The Lloyd's-based group jumped back into profit after reinventing itself as a motor insurer by pulling out of commercial insurance.
Its shares jumped 5.5p to 87p on Tuesday as it announced a dramatic turnaround, achieving £42.7m profit before tax last year compared to a loss of £240.6m in 2001.
Chief executive Neil Utley said that its retail business achieved a 61% increase in profits during the year.
He forecast a "plateau" in prices for motor cover but pledged not to pull out, even in a softening market.
Cox's motor insurer, Equity Red Star, was the UK's eighth largest motor insurer and now covers one in four motorbikes.
Prices for private motor business, which accounts for 23% of the retail book of business, were "flat", Utley said, but he added:
"For 2003 I would expect us to make as much profit on private car, but perhaps at a slightly lower margin on a bigger book.
"We are excited about the prospects for special [motor] risks and fleet, but we are by no means not excited about private car.
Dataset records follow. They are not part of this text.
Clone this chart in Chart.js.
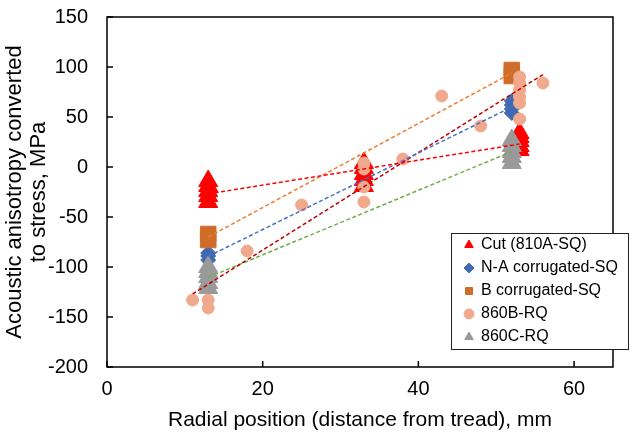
<!DOCTYPE html>
<html>
<head>
<meta charset="utf-8">
<script src="https://cdn.jsdelivr.net/npm/chart.js@4/dist/chart.umd.min.js"></script>
<style>
  body { margin: 0; background: #fff; }
  #wrap { width: 630px; height: 434px; }
</style>
</head>
<body>
<div id="wrap"><canvas id="myChart" width="630" height="434"></canvas></div>
<script>
// radial position (mm) and stress (MPa) per series
const cutX = [13, 13, 13, 13, 13, 33, 33, 33, 33, 33, 53, 53, 53, 53, 53];
const cutY = [-14, -19, -24, -29, -35, 4, -1, -7, -13, -19, 34, 30, 26, 21, 17];
const naX = [13, 13, 13, 52, 52, 52, 52];
const naY = [-86, -89, -93, 66, 62, 58, 54];
const bX = [13, 13, 52, 52];
const bY = [-67, -73, 97, 91];
const rqBX = [11, 13, 13, 18, 25, 33, 33, 33, 33, 38, 43, 48, 53, 53, 53, 53, 53, 53, 56];
const rqBY = [-133, -133, -141, -84, -38, 4, -2, -20, -35, 8, 71, 41, 90, 84, 77, 70, 64, 48, 84];
const rqCX = [13, 13, 13, 13, 13, 52, 52, 52, 52, 52];
const rqCY = [-100, -105, -110, -116, -121, 27, 21, 15, 10, 4];

const seriesNames = ["Cut (810A-SQ)", "N-A corrugated-SQ", "B corrugated-SQ", "860B-RQ", "860C-RQ"];
const xTicks = [0, 20, 40, 60];
const yTicks = [-200, -150, -100, -50, 0, 50, 100, 150];

const FONT = "'Liberation Sans', Arial, sans-serif";

function pts(xs, ys) {
  return xs.map((x, i) => ({ x: x, y: ys[i] }));
}

// least squares line over the data range, like an excel linear trendline
function trend(xs, ys) {
  const n = xs.length;
  const mx = xs.reduce((a, b) => a + b, 0) / n;
  const my = ys.reduce((a, b) => a + b, 0) / n;
  let sxy = 0, sxx = 0;
  xs.forEach((x, i) => { sxy += (x - mx) * (ys[i] - my); sxx += (x - mx) * (x - mx); });
  const k = sxy / sxx;
  const x0 = Math.min(...xs), x1 = Math.max(...xs);
  return [{ x: x0, y: my + k * (x0 - mx) }, { x: x1, y: my + k * (x1 - mx) }];
}

function markers(label, xs, ys, style, color, r, order) {
  return {
    label: label,
    data: pts(xs, ys),
    pointStyle: style,
    pointRadius: r,
    pointHoverRadius: r,
    backgroundColor: color,
    borderColor: color,
    borderWidth: 1,
    showLine: false,
    order: order
  };
}

function trendLine(xs, ys, color) {
  return {
    label: "trend",
    data: trend(xs, ys),
    showLine: true,
    borderColor: color,
    borderWidth: 1.5,
    borderDash: [4, 2.5],
    pointRadius: 0,
    fill: false,
    order: 0
  };
}

// plot frame, inward tick marks and the white legend box
const framePlugin = {
  id: "framePlugin",
  afterLayout(chart) {
    const lg = chart.legend;
    if (!lg) return;
    lg.left = 458;
    lg.top = 230;
    lg.right = 630;
    lg.bottom = 352;
    lg.width = lg.right - lg.left;
    lg.height = lg.bottom - lg.top;
  },
  beforeDraw(chart) {
    const ctx = chart.ctx;
    const a = chart.chartArea;
    const xs = chart.scales.x, ys = chart.scales.y;
    ctx.save();
    ctx.strokeStyle = "#000";
    ctx.lineWidth = 1.5;
    ctx.strokeRect(a.left, a.top, a.right - a.left, a.bottom - a.top);
    ctx.beginPath();
    xTicks.forEach(v => {
      const px = xs.getPixelForValue(v);
      ctx.moveTo(px, a.bottom);
      ctx.lineTo(px, a.bottom - 6);
    });
    yTicks.forEach(v => {
      const py = ys.getPixelForValue(v);
      ctx.moveTo(a.left, py);
      ctx.lineTo(a.left + 6, py);
    });
    ctx.stroke();
    // legend box
    ctx.fillStyle = "#fff";
    ctx.fillRect(451.5, 233.5, 177, 116);
    ctx.lineWidth = 1;
    ctx.strokeStyle = "#222";
    ctx.strokeRect(451.5, 233.5, 177, 116);
    ctx.restore();
  }
};

const ctx = document.getElementById("myChart");
const myChart = new Chart(ctx, {
  type: "scatter",
  data: {
    datasets: [
      trendLine(cutX, cutY, "#FF0000"),
      trendLine(naX, naY, "#4472C4"),
      trendLine(bX, bY, "#ED7D31"),
      trendLine(rqBX, rqBY, "#C00000"),
      trendLine(rqCX, rqCY, "#70AD47"),
      markers(seriesNames[0], cutX, cutY, "triangle", "#FF0000", 11, 5),
      markers(seriesNames[1], naX, naY, "rectRot", "#4169B4", 7.5, 4),
      markers(seriesNames[2], bX, bY, "rect", "#D06C2A", 11, 3),
      markers(seriesNames[3], rqBX, rqBY, "circle", "#F0A98C", 6, 2),
      markers(seriesNames[4], rqCX, rqCY, "triangle", "#9A9A9A", 11, 1)
    ]
  },
  options: {
    responsive: false,
    animation: false,
    layout: { padding: { top: 17, right: 17, left: 0, bottom: 0 } },
    plugins: {
      tooltip: { enabled: false },
      legend: {
        position: "chartArea",
        align: "start",
        labels: {
          usePointStyle: true,
          boxWidth: 8,
          boxHeight: 7,
          padding: 7,
          color: "#000",
          font: { family: FONT, size: 16 },
          filter: item => item.text !== "trend",
          sort: (a, b) => a.datasetIndex - b.datasetIndex
        }
      }
    },
    scales: {
      x: {
        type: "linear",
        min: 0,
        max: 65,
        afterBuildTicks: scale => { scale.ticks = xTicks.map(v => ({ value: v })); },
        afterFit: scale => {
          scale.height = 67;
          scale.paddingLeft = 0;
          scale.paddingRight = 0;
        },
        grid: { display: false, drawTicks: false },
        border: { display: false },
        ticks: { padding: 10, color: "#000", font: { family: FONT, size: 20 } },
        title: {
          display: true,
          text: "Radial position (distance from tread), mm",
          color: "#000",
          font: { family: FONT, size: 21 },
          padding: { top: 0, bottom: 1.5 }
        }
      },
      y: {
        type: "linear",
        min: -200,
        max: 150,
        afterBuildTicks: scale => { scale.ticks = yTicks.map(v => ({ value: v })); },
        afterFit: scale => {
          scale.width = 107;
          scale.paddingTop = 0;
          scale.paddingBottom = 0;
        },
        grid: { display: false, drawTicks: false },
        border: { display: false },
        ticks: { padding: 19, color: "#000", font: { family: FONT, size: 20 } },
        title: {
          display: true,
          text: ["Acoustic anisotropy converted", "to stress, MPa"],
          color: "#000",
          font: { family: FONT, size: 22, lineHeight: 1.09 },
          padding: { top: 2.5, bottom: 0 }
        }
      }
    }
  },
  plugins: [framePlugin]
});
</script>
</body>
</html>
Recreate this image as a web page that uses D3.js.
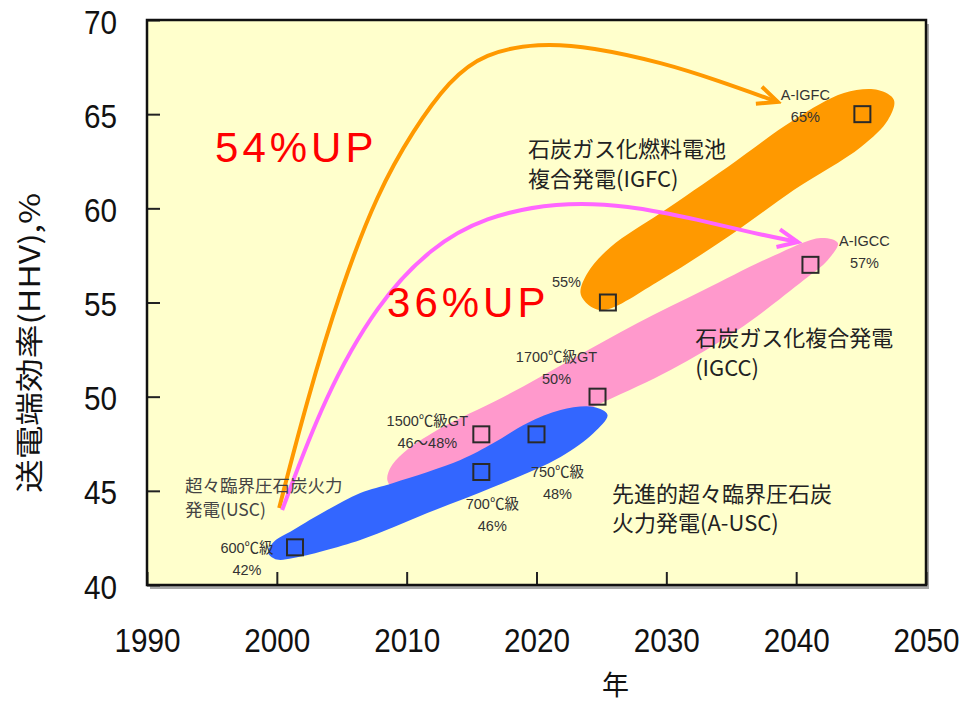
<!DOCTYPE html>
<html>
<head>
<meta charset="utf-8">
<script src="https://cdn.jsdelivr.net/npm/d3@7"></script>
<style>
  body { margin: 0; background: #ffffff; }
  svg { display: block; }
</style>
</head>
<body>
<svg id="chart" width="965" height="703"></svg>
<script>
// ---- axis ticks ----
const yearTicks = [1990, 2000, 2010, 2020, 2030, 2040, 2050];
const effTicks = [40, 45, 50, 55, 60, 65, 70];

// ---- milestone technologies: year, send-end efficiency (HHV, %) ----
const milestoneYears = [2001.4, 2015.75, 2015.75, 2020, 2024.7, 2025.5, 2041.1, 2045.1];
const milestoneEff   = [42, 48, 46, 48, 50, 55, 57, 65];
const milestoneLabels = [
  ["600℃級", "42%"],
  ["1500℃級GT", "46～48%"],
  ["700℃級", "46%"],
  ["750℃級", "48%"],
  ["1700℃級GT", "50%"],
  ["55%"],
  ["A-IGCC", "57%"],
  ["A-IGFC", "65%"]
];

// ---- technology bands, outline as [year, efficiency] ----
const bandUSC = [
  [1999.33, 41.70], [1999.70, 42.25], [2001.26, 42.92], [2003.88, 43.98],
  [2006.43, 44.89], [2008.97, 45.42], [2014.14, 46.64], [2016.68, 47.54],
  [2019.31, 48.60], [2021.85, 49.29], [2024.40, 49.45], [2025.47, 49.03],
  [2024.40, 48.07], [2021.85, 46.80], [2016.68, 45.20], [2011.59, 43.82],
  [2006.43, 42.39], [2001.26, 41.43], [2000.00, 41.35]
];
const bandIGCC = [
  [2008.51, 45.58], [2008.74, 46.21], [2009.74, 47.01], [2012.36, 48.23],
  [2017.45, 49.98], [2022.62, 51.95], [2027.79, 53.91], [2032.88, 55.66],
  [2038.05, 57.42], [2041.90, 58.43], [2043.21, 58.16], [2042.44, 57.26],
  [2040.59, 56.19], [2035.50, 53.54], [2030.33, 51.42], [2025.17, 49.72],
  [2018.77, 47.70], [2013.37, 46.11], [2009.90, 45.20], [2008.89, 45.20]
];
const bandIGFC = [
  [2023.39, 55.50], [2023.93, 56.57], [2025.71, 57.95], [2029.56, 59.75],
  [2034.73, 62.20], [2039.82, 64.69], [2043.68, 66.12], [2046.30, 66.28],
  [2047.53, 65.75], [2047.07, 64.69], [2044.99, 63.26], [2039.82, 60.97],
  [2034.73, 58.48], [2029.56, 56.20], [2025.17, 54.60], [2024.01, 54.87]
];

// ---- improvement arrows from USC (2000) ----
const arrowIGFC = [
  [2000.18, 44.09], [2002.26, 49.66], [2004.96, 55.82], [2007.74, 60.81],
  [2010.51, 64.16], [2013.29, 66.81], [2015.99, 68.25], [2020.15, 68.78],
  [2024.24, 68.57], [2029.79, 67.72], [2033.88, 66.81], [2038.58, 65.65]
];
const arrowIGCC = [
  [2000.41, 43.98], [2003.65, 49.98], [2007.74, 54.97], [2011.90, 57.95],
  [2015.99, 59.54], [2021.54, 60.34], [2027.02, 60.18], [2032.57, 59.38],
  [2036.66, 58.69], [2040.13, 58.21]
];

// ---- scales ----
const svg = d3.select("#chart");
const x = d3.scaleLinear().domain([1990, 2050]).range([147, 926]);
const y = d3.scaleLinear().domain([40, 70]).range([585, 20]);
const [x0, x1] = x.range();
const [yb, yt] = y.range();

// frame shadow + plot background
svg.append("rect")
  .attr("x", x0 + 3).attr("y", yt + 4)
  .attr("width", x1 - x0).attr("height", yb - yt)
  .attr("fill", "#a8a8a8");
svg.append("rect")
  .attr("x", x0).attr("y", yt)
  .attr("width", x1 - x0).attr("height", yb - yt)
  .attr("fill", "#ffffcc");

// ---- bands ----
const bandLine = d3.line()
  .x(d => x(d[0])).y(d => y(d[1]))
  .curve(d3.curveCatmullRomClosed.alpha(0.5));
const bandLayer = svg.append("g");
[[bandIGCC, "#ff99cc"], [bandIGFC, "#ff9900"], [bandUSC, "#3366ff"]].forEach(([pts, col]) => {
  bandLayer.append("path").attr("d", bandLine(pts)).attr("fill", col);
});

// ---- arrows ----
const defs = svg.append("defs");
function chevron(id, col) {
  defs.append("marker")
    .attr("id", id)
    .attr("markerUnits", "userSpaceOnUse")
    .attr("viewBox", "-24 -14 28 28")
    .attr("refX", 0).attr("refY", 0)
    .attr("markerWidth", 28).attr("markerHeight", 28)
    .attr("orient", "auto")
    .append("path")
    .attr("d", "M-20,-9 L0,0 L-20,9")
    .attr("fill", "none").attr("stroke", col)
    .attr("stroke-width", 4).attr("stroke-linejoin", "miter");
}
chevron("headOrange", "#ff9900");
chevron("headPink", "#ff66ff");
const arrowLine = d3.line()
  .x(d => x(d[0])).y(d => y(d[1]))
  .curve(d3.curveBasis);
svg.append("path").attr("d", arrowLine(arrowIGFC))
  .attr("fill", "none").attr("stroke", "#ff9900").attr("stroke-width", 4)
  .attr("marker-end", "url(#headOrange)");
svg.append("path").attr("d", arrowLine(arrowIGCC))
  .attr("fill", "none").attr("stroke", "#ff66ff").attr("stroke-width", 4)
  .attr("marker-end", "url(#headPink)");

// ---- milestone squares ----
const markSize = 16;
const marks = milestoneYears.map((yr, i) => ({ yr, eff: milestoneEff[i], lines: milestoneLabels[i] }));
svg.append("g").selectAll("rect").data(marks).join("rect")
  .attr("x", d => x(d.yr) - markSize / 2)
  .attr("y", d => y(d.eff) - markSize / 2)
  .attr("width", markSize).attr("height", markSize)
  .attr("fill", "none").attr("stroke", "#2a2a2a").attr("stroke-width", 2);

// label placement relative to each square: [dx, dy of first line, anchor]
const labelPlace = [
  [-48, 6, "middle"],
  [-54, -8, "middle"],
  [11, 37, "middle"],
  [21, 43, "middle"],
  [-41, -35, "middle"],
  [-27, -16, "end"],
  [54, -19, "middle"],
  [-57, -14, "middle"]
];
const smallFont = "'Liberation Sans', 'Noto Sans CJK JP', sans-serif";
marks.forEach((m, i) => {
  const [dx, dy, anchor] = labelPlace[i];
  const t = svg.append("text")
    .attr("font-family", smallFont).attr("font-size", 14.5)
    .attr("fill", "#333").attr("text-anchor", anchor);
  m.lines.forEach((ln, j) => {
    t.append("tspan")
      .attr("x", x(m.yr) + dx)
      .attr("y", y(m.eff) + dy + j * 22)
      .text(ln);
  });
});

// ---- technology names ----
const cjk = "'Noto Sans CJK JP', sans-serif";
function note(yr, eff, lines, size, gap, fill) {
  const t = svg.append("text")
    .attr("font-family", cjk).attr("font-size", size).attr("fill", fill);
  lines.forEach((ln, j) => {
    t.append("tspan").attr("x", x(yr)).attr("y", y(eff) + j * gap).text(ln);
  });
}
note(2019.35, 62.73, ["石炭ガス化燃料電池", "複合発電(IGFC)"], 22, 30, "#222");
note(2032.22, 52.69, ["石炭ガス化複合発電", "(IGCC)"], 22, 30, "#222");
note(2025.82, 44.41, ["先進的超々臨界圧石炭", "火力発電(A-USC)"], 22, 29, "#222");
note(1992.93, 44.94, ["超々臨界圧石炭火力", "発電(USC)"], 17.5, 24, "#444");

// improvement captions
svg.append("text").attr("x", x(1995.24)).attr("y", y(62.46))
  .attr("font-family", "'Liberation Sans', sans-serif").attr("font-size", 42)
  .attr("letter-spacing", 4).attr("fill", "#ff0000").text("54%UP");
svg.append("text").attr("x", x(2008.49)).attr("y", y(54.23))
  .attr("font-family", "'Liberation Sans', sans-serif").attr("font-size", 42)
  .attr("letter-spacing", 4).attr("fill", "#ff0000").text("36%UP");

// ---- axes ----
const sx = 0.9;
const xAxis = svg.append("g").attr("transform", `translate(0,${yb})`)
  .call(d3.axisBottom(x).tickValues(yearTicks).tickFormat(d3.format("d")).tickSize(-13).tickPadding(0));
const yAxis = svg.append("g").attr("transform", `translate(${x0},0)`)
  .call(d3.axisLeft(y).tickValues(effTicks).tickSize(-13).tickPadding(0));
[xAxis, yAxis].forEach(a => {
  a.select(".domain").remove();
  a.selectAll(".tick line").attr("stroke", "#222").attr("stroke-width", 2);
  a.selectAll(".tick text")
    .attr("font-family", "'Liberation Sans', sans-serif")
    .attr("font-size", 33).attr("fill", "#111").attr("dy", null);
});
xAxis.selectAll(".tick text").attr("x", 0).attr("y", 67)
  .attr("transform", `scale(${sx},1)`);
yAxis.selectAll(".tick text").attr("x", -30 / sx).attr("y", 13)
  .attr("text-anchor", "end").attr("transform", `scale(${sx},1)`);

// plot frame
svg.append("rect")
  .attr("x", x0).attr("y", yt)
  .attr("width", x1 - x0).attr("height", yb - yt)
  .attr("fill", "none").attr("stroke", "#111").attr("stroke-width", 2.5);

// axis titles
svg.append("text")
  .attr("x", (x0 + x1) / 2 + 79).attr("y", 695)
  .attr("text-anchor", "middle")
  .attr("font-family", cjk).attr("font-size", 27).attr("fill", "#111")
  .text("年");
svg.append("text")
  .attr("transform", "translate(40,343) rotate(-90)")
  .attr("text-anchor", "middle")
  .attr("font-family", cjk).attr("font-size", 28).attr("fill", "#111")
  .attr("textLength", 300).attr("lengthAdjust", "spacingAndGlyphs")
  .text("送電端効率(HHV),%");
</script>
</body>
</html>
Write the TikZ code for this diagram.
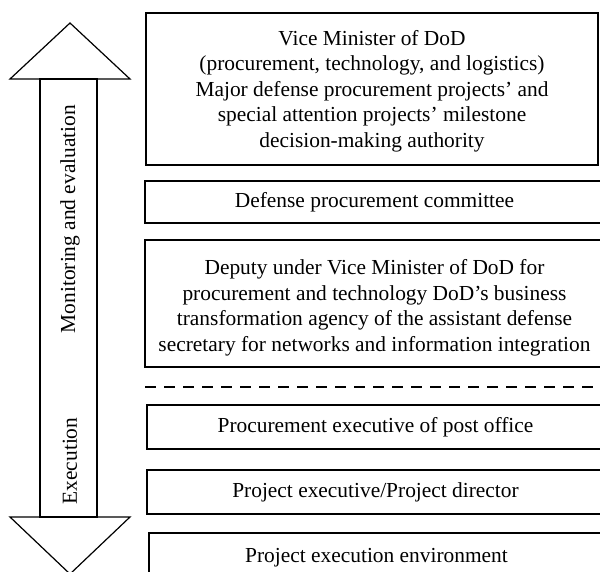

We aren't going to turn our back on any of these markets.
"We aren't pessimistic about a downturn, there's plenty of scope in it and we are here for the brokers long-term."
Cox's broking and insurance operations, which includes Boncaster brokerage and Can Do finance, increased 73% to £19.3m.
Utley said the group was looking to acquire brokers to add to its branch network, insure-shop.
Can Do, a premium finance business, lent more than £100m for the first time and made profits of £2m.
The group's discontinued commercial side was isolated from its continuing operations following an agreement with Lloyd's management.
It ended 2002 with assets of £17.2m.
Former commercial chief, Michael Dawson, will leave Cox at the end of May.
The company would pay no dividend in 2002, but hoped to resume repaying shareholders in 2003.